To the women and men who track states for bond-rating agencies, and to their colleagues who advise investors on which bonds to buy, the bottom line is whether a state will be able to pay off the bonds it already has out and pay back the bonds it is now issuing.
A lot of what these analysts think has to do with how tough the governor and legislature are about balancing a budget, how officials present their case (and themselves), and how good a record the state has of paying off past debts.
Bond rating agencies and bond analysts have always given Maryland high marks on all of these points, and that is one key to its good credit rating.
But anyone who makes a living thinking about whether a state is a good credit risk soon finds himself or herself looking into the state's near-term and long-term economy.
"In terms of contribution to gross national product as well as in terms of employment base, Maryland exhibits an enviable economy, being both diverse and balanced," Jill Mason, a bond analyst for Nuveen Research, wrote in a recent report on Maryland.
Enviable?

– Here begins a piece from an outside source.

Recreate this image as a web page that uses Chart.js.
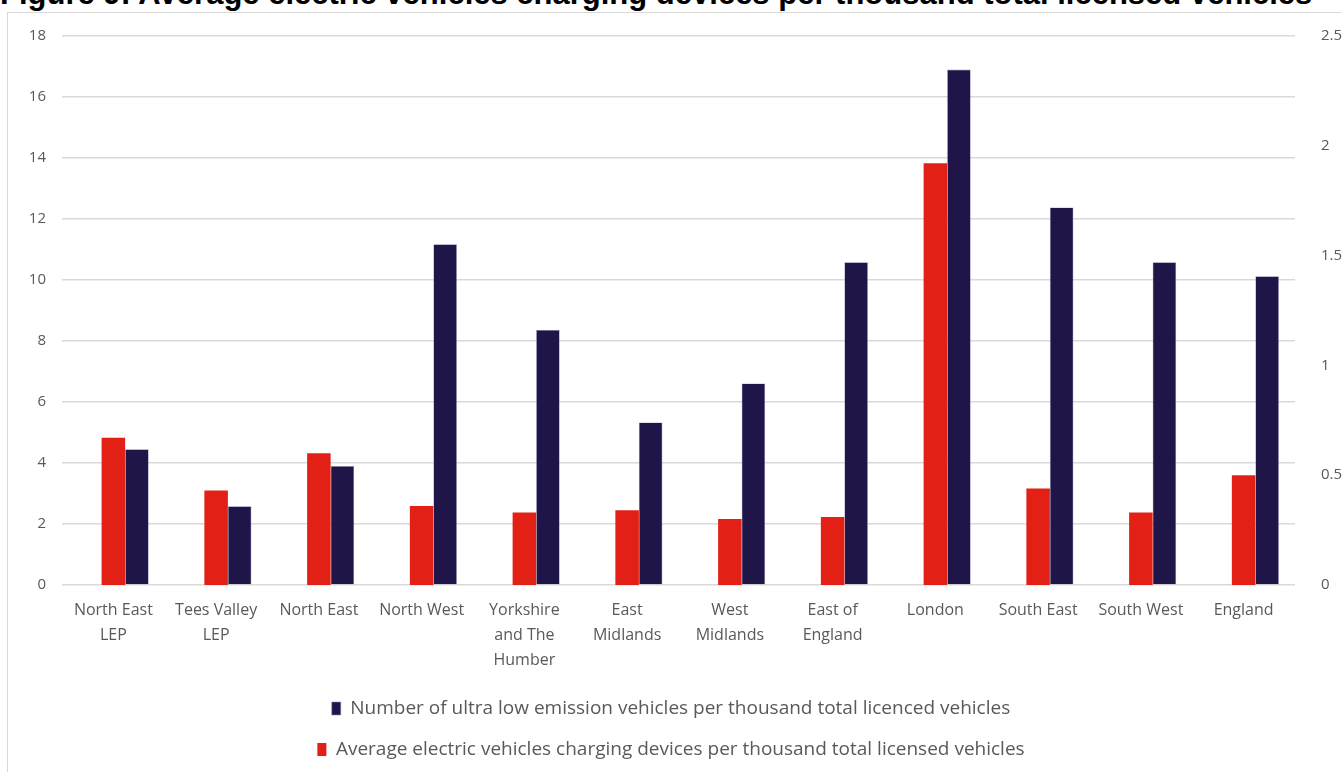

Hasn't she heard how many construction workers can't find work around here?
She has. And about the relentless losses in defense and manufacturing jobs.
But when bond analysts look at Maryland, they also see:
* Unemployment at 6.2 percent, still below the 6.4 percent national average despite continuing job losses.
* Per-capita income that ranks fifth in the country, nearly $3,000 a year higher than the national average, at the end of an economic slump that has lasted nearly three years here compared with lessthan a year in much of the nation.
* Five million people whose effective purchasing power, adjusted for local cost of living, is more than double the national median.
* A state that depends on the ever-shrinking manufacturing sector for only 11 percent of its economy, compared with 19 percent in the rest of the country.
* An economy that will always draw strength from near-by Washington because the federal government can only cut back so far.
In those senses, Maryland's continued triple-A rating, by all three key services that rank government bonds, reflects much more than just the highly polished and much-publicized road show state officials put on for New York analysts every year.
Take away the underlying strength of the economy itself, and no combination of slides, videos and talk, nor any feats of financial management or legerdemain, would sustain a top credit rating.
That won't make it feel any better to be out of work.
But it does say that one corps of cold-blooded professionals believes that on balance, even after three grim years, Maryland is in better economic shape than most states and likely to stay that way.